Exactly the lines from the start of the data through the line containing "const body = [...profile,[x(0.7),base[7][1]],[x(0),base[0][1]]];" should be output, with both ends kept and nothing added.

◆ **Dataset section**:
(begin)

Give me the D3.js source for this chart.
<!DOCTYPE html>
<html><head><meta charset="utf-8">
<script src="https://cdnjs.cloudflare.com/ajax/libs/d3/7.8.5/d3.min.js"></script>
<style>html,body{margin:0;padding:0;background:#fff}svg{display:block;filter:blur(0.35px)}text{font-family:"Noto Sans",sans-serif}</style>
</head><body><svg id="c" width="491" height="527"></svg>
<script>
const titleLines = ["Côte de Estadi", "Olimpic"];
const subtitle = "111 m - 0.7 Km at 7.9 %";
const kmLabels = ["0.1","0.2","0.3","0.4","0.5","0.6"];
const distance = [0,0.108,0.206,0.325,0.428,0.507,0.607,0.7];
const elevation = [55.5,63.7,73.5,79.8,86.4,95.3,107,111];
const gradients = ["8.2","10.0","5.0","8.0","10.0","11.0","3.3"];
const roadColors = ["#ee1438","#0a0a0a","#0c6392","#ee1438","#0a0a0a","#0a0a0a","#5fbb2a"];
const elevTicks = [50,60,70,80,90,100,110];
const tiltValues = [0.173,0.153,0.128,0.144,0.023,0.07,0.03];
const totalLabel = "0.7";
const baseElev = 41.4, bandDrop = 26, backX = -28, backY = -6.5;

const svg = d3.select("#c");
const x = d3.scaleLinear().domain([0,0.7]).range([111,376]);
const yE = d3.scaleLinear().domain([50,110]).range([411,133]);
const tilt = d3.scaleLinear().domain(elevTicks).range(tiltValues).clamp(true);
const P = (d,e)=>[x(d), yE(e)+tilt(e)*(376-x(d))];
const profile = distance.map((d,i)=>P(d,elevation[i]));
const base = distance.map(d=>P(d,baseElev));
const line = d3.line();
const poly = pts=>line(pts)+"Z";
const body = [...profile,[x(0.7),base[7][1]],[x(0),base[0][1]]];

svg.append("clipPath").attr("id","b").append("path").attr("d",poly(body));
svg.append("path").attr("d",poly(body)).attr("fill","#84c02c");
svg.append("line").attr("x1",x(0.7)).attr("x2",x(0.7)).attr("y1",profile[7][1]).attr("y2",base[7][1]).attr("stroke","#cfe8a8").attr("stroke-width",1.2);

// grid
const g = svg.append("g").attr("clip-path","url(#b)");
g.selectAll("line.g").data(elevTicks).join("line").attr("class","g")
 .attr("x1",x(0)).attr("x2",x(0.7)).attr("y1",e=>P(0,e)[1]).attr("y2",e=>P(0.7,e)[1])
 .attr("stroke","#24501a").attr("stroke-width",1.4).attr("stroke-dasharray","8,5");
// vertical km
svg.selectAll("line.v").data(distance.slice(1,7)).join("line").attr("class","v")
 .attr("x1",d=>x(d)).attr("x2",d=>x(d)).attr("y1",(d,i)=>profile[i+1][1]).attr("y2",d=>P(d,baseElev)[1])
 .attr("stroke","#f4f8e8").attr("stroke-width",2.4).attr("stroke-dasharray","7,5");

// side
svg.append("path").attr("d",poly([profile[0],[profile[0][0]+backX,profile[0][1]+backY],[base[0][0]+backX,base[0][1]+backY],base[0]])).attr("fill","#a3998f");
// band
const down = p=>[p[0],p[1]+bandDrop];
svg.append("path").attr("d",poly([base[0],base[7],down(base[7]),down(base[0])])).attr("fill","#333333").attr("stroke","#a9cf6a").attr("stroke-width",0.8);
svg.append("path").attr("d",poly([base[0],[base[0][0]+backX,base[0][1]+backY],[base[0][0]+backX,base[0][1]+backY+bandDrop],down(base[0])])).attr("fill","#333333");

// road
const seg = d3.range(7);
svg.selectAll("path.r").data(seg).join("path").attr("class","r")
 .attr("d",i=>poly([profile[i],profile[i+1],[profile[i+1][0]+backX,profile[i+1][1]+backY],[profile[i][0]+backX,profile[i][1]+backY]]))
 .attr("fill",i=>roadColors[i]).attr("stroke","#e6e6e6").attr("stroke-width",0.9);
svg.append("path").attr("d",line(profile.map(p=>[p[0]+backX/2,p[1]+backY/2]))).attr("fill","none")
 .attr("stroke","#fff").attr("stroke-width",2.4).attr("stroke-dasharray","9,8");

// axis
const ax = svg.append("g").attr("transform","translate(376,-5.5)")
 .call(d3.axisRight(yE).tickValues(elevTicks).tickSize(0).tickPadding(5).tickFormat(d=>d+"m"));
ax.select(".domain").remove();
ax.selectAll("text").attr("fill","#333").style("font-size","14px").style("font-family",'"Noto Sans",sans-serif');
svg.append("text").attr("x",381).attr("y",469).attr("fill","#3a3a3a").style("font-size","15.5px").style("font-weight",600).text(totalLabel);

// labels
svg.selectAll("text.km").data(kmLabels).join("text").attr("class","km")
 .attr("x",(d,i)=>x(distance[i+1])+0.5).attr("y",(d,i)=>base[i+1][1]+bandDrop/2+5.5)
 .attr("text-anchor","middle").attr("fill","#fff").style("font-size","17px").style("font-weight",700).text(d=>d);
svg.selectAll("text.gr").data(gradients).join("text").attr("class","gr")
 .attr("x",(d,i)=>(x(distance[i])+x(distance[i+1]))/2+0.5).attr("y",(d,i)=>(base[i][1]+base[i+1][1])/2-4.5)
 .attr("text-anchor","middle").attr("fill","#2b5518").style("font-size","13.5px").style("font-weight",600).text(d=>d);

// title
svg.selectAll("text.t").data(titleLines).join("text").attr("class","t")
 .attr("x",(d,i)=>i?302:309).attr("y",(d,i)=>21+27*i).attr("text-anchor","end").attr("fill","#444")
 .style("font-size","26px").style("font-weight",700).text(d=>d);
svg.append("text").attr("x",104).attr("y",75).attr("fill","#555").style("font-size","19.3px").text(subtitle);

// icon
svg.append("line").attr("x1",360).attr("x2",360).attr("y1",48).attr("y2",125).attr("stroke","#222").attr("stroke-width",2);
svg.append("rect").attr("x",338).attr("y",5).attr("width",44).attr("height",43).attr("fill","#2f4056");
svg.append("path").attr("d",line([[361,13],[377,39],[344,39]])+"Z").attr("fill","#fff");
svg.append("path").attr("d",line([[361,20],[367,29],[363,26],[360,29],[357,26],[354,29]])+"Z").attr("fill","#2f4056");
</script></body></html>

(end)

◆ **Solution**:
Give me the D3.js source for this chart.
<!DOCTYPE html>
<html><head><meta charset="utf-8">
<script src="https://cdnjs.cloudflare.com/ajax/libs/d3/7.8.5/d3.min.js"></script>
<style>html,body{margin:0;padding:0;background:#fff}svg{display:block;filter:blur(0.35px)}text{font-family:"Noto Sans",sans-serif}</style>
</head><body><svg id="c" width="491" height="527"></svg>
<script>
const titleLines = ["Côte de Estadi", "Olimpic"];
const subtitle = "111 m - 0.7 Km at 7.9 %";
const kmLabels = ["0.1","0.2","0.3","0.4","0.5","0.6"];
const distance = [0,0.108,0.206,0.325,0.428,0.507,0.607,0.7];
const elevation = [55.5,63.7,73.5,79.8,86.4,95.3,107,111];
const gradients = ["8.2","10.0","5.0","8.0","10.0","11.0","3.3"];
const roadColors = ["#ee1438","#0a0a0a","#0c6392","#ee1438","#0a0a0a","#0a0a0a","#5fbb2a"];
const elevTicks = [50,60,70,80,90,100,110];
const tiltValues = [0.173,0.153,0.128,0.144,0.023,0.07,0.03];
const totalLabel = "0.7";
const baseElev = 41.4, bandDrop = 26, backX = -28, backY = -6.5;

const svg = d3.select("#c");
const x = d3.scaleLinear().domain([0,0.7]).range([111,376]);
const yE = d3.scaleLinear().domain([50,110]).range([411,133]);
const tilt = d3.scaleLinear().domain(elevTicks).range(tiltValues).clamp(true);
const P = (d,e)=>[x(d), yE(e)+tilt(e)*(376-x(d))];
const profile = distance.map((d,i)=>P(d,elevation[i]));
const base = distance.map(d=>P(d,baseElev));
const line = d3.line();
const poly = pts=>line(pts)+"Z";
const body = [...profile,[x(0.7),base[7][1]],[x(0),base[0][1]]];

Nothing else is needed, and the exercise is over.